The comparison to how we accept various possibilities in fanfic is interesting, because it implies that canon (or later canon, to be more precise) is on the level of fanfic. Which I'm fine with accepting, but many fans wouldn't be. If we should be as accepting of seemingly OOC quirks in PotC2 as we would be in the PotC fanfic world, then it makes sense that we should accept PotC2 as being no more authoritative than a well-written fanfic sequel to the first PotC. PotC2 then becomes just another possibility of what could happen after PotC1. PotC1 becomes the only real, authoritative canon. If PotC2 wants to be authoritative, then it has to meet a higher standard than fanfic.

Date: 2006-11-30 06:20 pm (UTC)
ext_6322: (Default)
From: [identity profile] kalypso-v.livejournal.com
I'm not sure that it proves he watches Doctor Who; he'd be aware of The Kiss anyway, because he co-starred with Eccleston in Our Friends in the North. (I liked the idea that they both went on to take up iconic recastable roles, and keep trying to think of equivalents for Gina McKee and Mark Strong.)

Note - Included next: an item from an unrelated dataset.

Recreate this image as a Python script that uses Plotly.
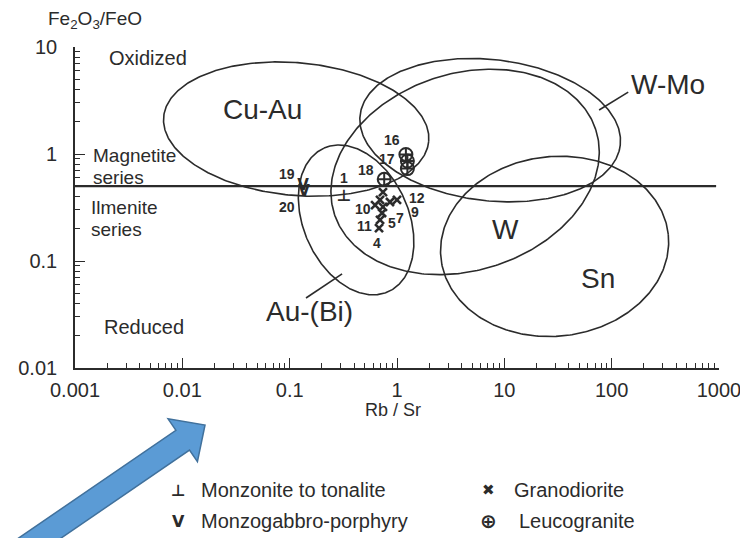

But I hope Craig did watch it, the Eccleston season at least.

Date: 2006-11-30 08:47 pm (UTC)
From: [identity profile] selenak.livejournal.com
*mutters* IlikedtheTennantseasonjustatadbetter *mutters*

Explain about Gina McKee and Mark Strong?

Date: 2006-11-30 09:02 pm (UTC)
ext_6322: (Default)
From: [identity profile] kalypso-v.livejournal.com
There were four leads in Our Friends in the North: Eccleston, Craig, McKee and Strong (not to mention a very strong supporting cast including my adored Trevor Cooper and Danny Webb). I thought it would be nice if all four went on to be "The New [Iconic Role]", one way or another.

Date: 2006-11-30 10:42 pm (UTC)
From: [identity profile] likeadeuce.livejournal.com
I have no idea who Gina McKee is, but. . .would she make a good Wonder Woman? *g*

Date: 2006-12-01 01:42 am (UTC)
ext_6322: (Default)
From: [identity profile] kalypso-v.livejournal.com
By now I'm looking for mid-forties roles for her... Can Wonder Woman be approaching middle age?